In fact, getting her into a horror film at all is no small feat, as the actress has made it abundantly clear that she not only doesn't care much for watching them due to how she reacts (I vividly remember renting Death Ship as a kid specifically because she claimed it freaked her out, not realizing she was using it as an example of how even low-grade stuff* terrified her), but wasn't interested in being in them because of how hard she worked to shed her "scream queen" image from the early part of her career. Naturally, this came up at the junket a few weeks back, and she started telling the story we've probably all heard about how she didn't want to do horror anymore and thanks to Trading Places, she didn't have to.
But it's not like she auditioned for a comedy and happened to get the role - it was specifically her horror roots that got her into the movie. Perhaps it was because of the junket's setting, on the Universal backlot (not the usual place for these things), it triggered a new part of the story that I don't think I had heard before, which makes sense because, per Jamie, "nobody knows this". Her train of thought clearly diverged in the moment, so I believe this is an anecdote she wasn't thinking about prior to sitting down. Enjoy!
"The only conscious decision I have ever made as an actor is to not do another horror film after Halloween II. It was the only time I said, "I don't think I can do that again, because if I do that again I'm going to get stuck." Even though I had no discernible talent! I had no skills, I had not gone to acting school... you know what I mean? I didn't know anything! I was an "accidental actor", and now now I made these horror movies and I somehow knew because I think I was around show business, that you can get pigeonholed. I knew if I didn't stop I would never get to do anything else. Even though I didn't know what that was going to be, I knew that if I wanted to have an opportunity to do anything else, I needed to stop. And I stopped! I literally said "I will not do another horror movie." A week later I was cast as Dorothy Stratten in a TV movie about her murder by her husband, and two months or three months later... weirdly enough, the reason I'm in Trading Places is because of John Landis, it's because of horror movies! Nobody knows this, now you all will!
John Landis was directing a short about ’50s horror movie trailers called Coming Soon, about trailers for all those '50s horror movies. And he needed somebody to narrate and be the host of the documentary, so who did John Landis call? Jamie Lee Curtis! I'd never met him. We shot it on the backlot of Universal, and it's me with a crane going, "Hi. I'm Jamie Lee Curtis... here's the 1952..." whatever. You know, you've been here with me for twenty minutes, I'm sort of a smart-ass, I'm very frothy or whatever the fuck I am. Clearly, I made him laugh a few times because it was John Landis who single-handedly told Paramount that he was going to cast *me* in the only female part in a very big-budget Paramount comedy starring Eddie Murphy and Dan Aykroyd. The only female part in the movie, and John is giving it to me. And you know and I know that there was blowback. I know it, I've read it, they told him, "No. What are you crazy? No, no, no, no, no, we're going to put somebody else in it." He was like, "No, I'm going to put this girl in it." And he wouldn't have known me, and I never would have known him had it not been for horror movies, because it was that short that I did for him that he then went, "Oh no, she's funny. I'm going to put her in Trading Places." That's why I'm in it. And then that leap-frogged to John Cleese seeing Trading Places and writing A Fish Called Wanda, and then Jim Cameron saw A Fish Called Wanda and writing True Lies for me. All written for me because of a thing before, and none of it would have happened had I not been in a horror movie because of John Carpenter. Literally, that's why I'm here today, because that succession happened. None of which would have ever happened on their own, you know what I mean? I would have never been in Trading Places, no way. It just never would have happened."

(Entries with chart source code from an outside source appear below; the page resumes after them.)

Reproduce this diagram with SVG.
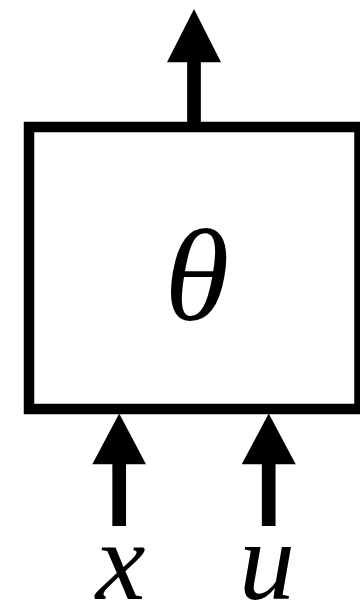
<svg xmlns="http://www.w3.org/2000/svg" width="360" height="606" viewBox="0 0 360 606">
<style>
.lbl{font-family:"Liberation Serif","Times New Roman",serif;font-style:italic;fill:#000;text-anchor:middle}
.shaft{stroke:#000;stroke-width:13.7;fill:none}
.head{fill:#000}
</style>
<rect width="360" height="606" fill="#fff"/>
<g id="connectors">
<line class="shaft" x1="194" y1="122" x2="194" y2="60"/>
<polygon class="head" points="194,9 221,62.3 167,62.3"/>
<line class="shaft" x1="119.2" y1="526" x2="119.2" y2="462"/>
<polygon class="head" points="119.2,413.5 146,464.3 92.3,464.3"/>
<line class="shaft" x1="268.7" y1="526" x2="268.7" y2="462"/>
<polygon class="head" points="268.7,413.5 295.7,464.3 241.7,464.3"/>
</g>
<g id="node-theta">
<rect x="29" y="127" width="330.5" height="282" fill="#fff" stroke="#000" stroke-width="10.5"/>
<text class="lbl" x="197" y="320" font-size="132">θ</text>
</g>
<g id="label-x"><text class="lbl" x="120.5" y="599" font-size="112">x</text></g>
<g id="label-u"><text class="lbl" x="267" y="599" font-size="112">u</text></g>
</svg>
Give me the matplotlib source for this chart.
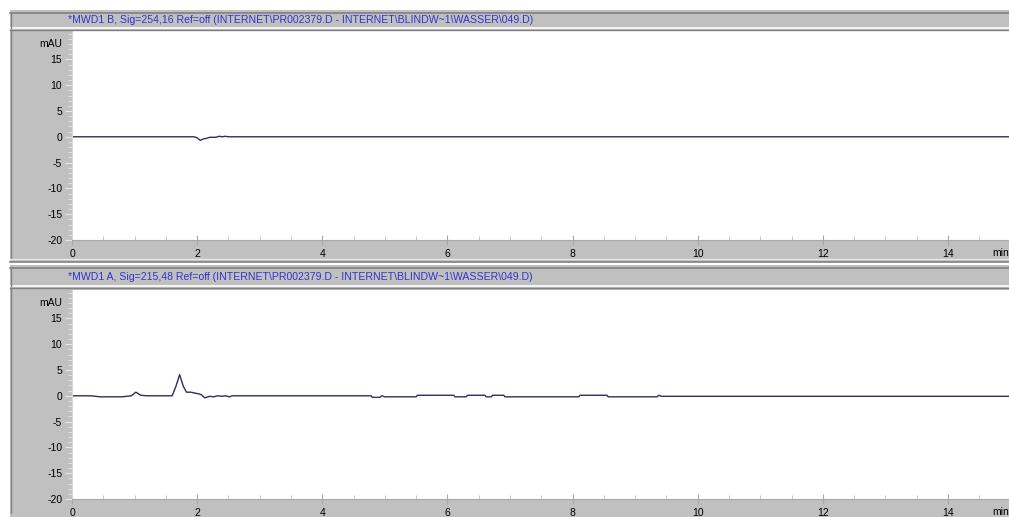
import numpy as np
import matplotlib.pyplot as plt
from matplotlib.patches import Rectangle
from matplotlib.lines import Line2D

plt.rcParams['font.family'] = ['Liberation Sans', 'DejaVu Sans']

# signal B (254 nm) - time in min, absorbance in mAU
t_b = [0.0, 1.95, 2.0, 2.05, 2.1, 2.15, 2.2, 2.3, 2.35, 2.4, 2.45, 2.5, 15.5]
y_b = [0.0, 0.0, -0.2, -0.7, -0.4, -0.3, -0.1, -0.1, 0.1, 0.0, 0.1, 0.0, 0.0]

# signal A (215 nm)
t_a = [0.0, 0.3, 0.45, 0.8, 0.95, 1.02, 1.1, 1.2, 1.6, 1.66, 1.72, 1.78, 1.83, 1.9, 1.97,
       2.02, 2.07, 2.12, 2.2, 2.27, 2.32, 2.4, 2.45, 2.52, 2.56, 4.78, 4.8, 4.92, 4.95,
       5.0, 5.5, 5.52, 6.1, 6.12, 6.3, 6.32, 6.6, 6.62, 6.7, 6.72, 6.9, 6.92, 8.1, 8.12,
       8.55, 8.57, 9.35, 9.38, 9.42, 15.5]
y_a = [0.0, 0.0, -0.2, -0.2, 0.0, 0.7, 0.1, 0.0, 0.0, 1.8, 4.1, 1.8, 0.7, 0.7, 0.5,
       0.4, 0.2, -0.4, -0.1, -0.2, 0.0, -0.1, 0.0, -0.2, 0.0, 0.0, -0.3, -0.3, 0.0,
       -0.2, -0.2, 0.1, 0.1, -0.2, -0.2, 0.1, 0.1, -0.2, -0.2, 0.1, 0.1, -0.2, -0.2, 0.1,
       0.1, -0.2, -0.2, 0.1, -0.1, -0.1]

titles = ["*MWD1 B, Sig=254,16 Ref=off (INTERNET\\PR002379.D - INTERNET\\BLINDW~1\\WASSER\\049.D)",
          "*MWD1 A, Sig=215,48 Ref=off (INTERNET\\PR002379.D - INTERNET\\BLINDW~1\\WASSER\\049.D)"]

W, H = 1009, 517
fig = plt.figure(figsize=(W / 100, H / 100), dpi=100)
fig.patch.set_facecolor('white')

gray = '#c0c0c0'
dark = '#808080'
blue = '#3333cc'
trace = '#2e2e60'

def fx(px):
    return px / W

def fy(py):
    return 1 - py / H

# panels: (panel top, header top, header bottom, plot top, plot bottom, panel bottom)
panels = [(10, 13, 28, 31, 240, 262), (265, 268, 286, 290, 499, 517)]
data = [(t_b, y_b), (t_a, y_a)]

for i, (ptop, htop, hbot, atop, abot, pbot) in enumerate(panels):
    fig.add_artist(Rectangle((fx(10), fy(pbot)), fx(W - 10), (pbot - ptop) / H,
                             transform=fig.transFigure, facecolor=gray, edgecolor='none', zorder=0))
    # header strip
    fig.add_artist(Line2D([fx(10), 1], [fy(htop), fy(htop)], color=dark, lw=1.2, transform=fig.transFigure))
    fig.add_artist(Line2D([fx(10), 1], [fy(hbot), fy(hbot)], color='white', lw=1.2, transform=fig.transFigure))
    fig.add_artist(Line2D([fx(11), fx(11)], [fy(htop), fy(hbot)], color=dark, lw=1, transform=fig.transFigure))
    fig.add_artist(Line2D([fx(10), 1], [fy(hbot + 2), fy(hbot + 2)], color=dark, lw=1, transform=fig.transFigure))
    fig.add_artist(Line2D([fx(11), fx(11)], [fy(hbot + 2), fy(pbot - 4)], color=dark, lw=1, transform=fig.transFigure))
    fig.text(fx(68), fy((htop + hbot) / 2), titles[i], color=blue, fontsize=7.6,
             va='center', ha='left')
    if i == 0:
        fig.add_artist(Line2D([fx(10), 1], [fy(pbot - 3), fy(pbot - 3)], color='#e6e6e6', lw=1, transform=fig.transFigure))
        fig.add_artist(Line2D([fx(10), 1], [fy(pbot), fy(pbot)], color=dark, lw=1.2, transform=fig.transFigure))

    x0 = 72
    ppm = (948 - 72) / 14.0
    xmax = 15.5
    ax = fig.add_axes([fx(x0), fy(abot), xmax * ppm / W, (abot - atop) / H])
    ax.set_facecolor('white')
    t, y = data[i]
    ax.plot(t, y, color=trace, lw=1.0)
    ax.set_xlim(0, xmax)
    ax.set_ylim(-20, 20.5)
    for s in ['top', 'right']:
        ax.spines[s].set_visible(False)
    ax.spines['left'].set_color('#d8d8d8')
    ax.spines['bottom'].set_color('#a8a8a8')
    ax.set_yticks([-20, -15, -10, -5, 0, 5, 10, 15])
    ax.set_yticklabels(['-20', '-15', '-10', '-5', '0', '5', '10', '15'])
    ax.set_yticks(np.arange(-20, 21, 1), minor=True)
    ax.set_xticks(np.arange(0, 15, 2))
    ax.set_xticks(np.arange(0, 15.01, 0.5), minor=True)
    ax.tick_params(axis='y', which='major', direction='out', length=5, color='#e8e8e8',
                   labelsize=7.5, pad=2)
    ax.tick_params(axis='y', which='minor', direction='out', length=3, color='#e8e8e8')
    ax.tick_params(axis='x', which='major', direction='inout', length=7, color='#a8a8a8',
                   labelsize=7.5, pad=3)
    ax.tick_params(axis='x', which='minor', direction='in', length=3, color='#bcbcbc')
    ax.text(-0.15, 18.0, 'mAU', ha='right', va='center', fontsize=7.5)
    ax.text(14.7, -21.5, 'min', ha='left', va='top', fontsize=7.5)

fig.savefig('out.png', dpi=100, facecolor=fig.get_facecolor())
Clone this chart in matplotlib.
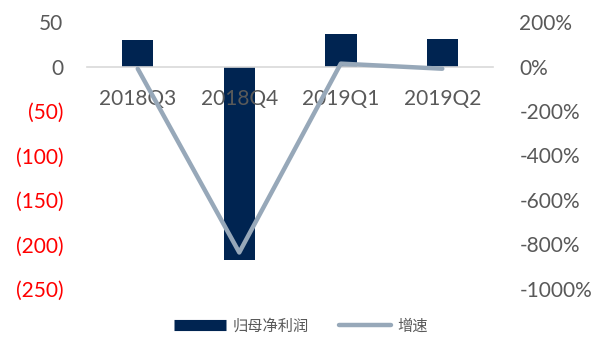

So there you have it. Prom Night has some value after all!
Also, I tried to get her to talk about her acting process for this one, since she's in the unique position of returning to a character while also chucking out a huge chunk of their backstory (including the "loss" of both a psychotic brother and a Josh Hartnett), which I don't think any actor of her stature has ever had to do before, but apparently it wasn't a concern. However, on the sequels, she had this to say, which I found to be a great way of looking at it:
"What was beautiful about what David, Danny and Jeff did is, if you imagine all the Halloween movies as their own inner tubes and you're on a lake, all they did was just untie them from the dock and they floated away. They all exist. There's II, there's 4... there's 5! The only one that this movie relates to is the first one. Because in order to tell this story, that was the way they could. If they had to take all of those stories and try to weave them into this story, it wouldn't be possible. I'm dead! Do you know what I mean? It's not possible. So I think the way they did it was beautiful. All those movies still exist, none of them have been popped and drowned. They're right there, but this is the story we're telling today."
So sayeth the queen!
After what seems like several hundred years of announcements and interviews, the film is finally out for you to see. I hope you like it as much as (or even more) than I did, but either way I hope you're enjoying our Halloween BMD magazine, which is still available for those of you who have yet to snag a copy!
*I actually like Death Ship, so don't yell at me.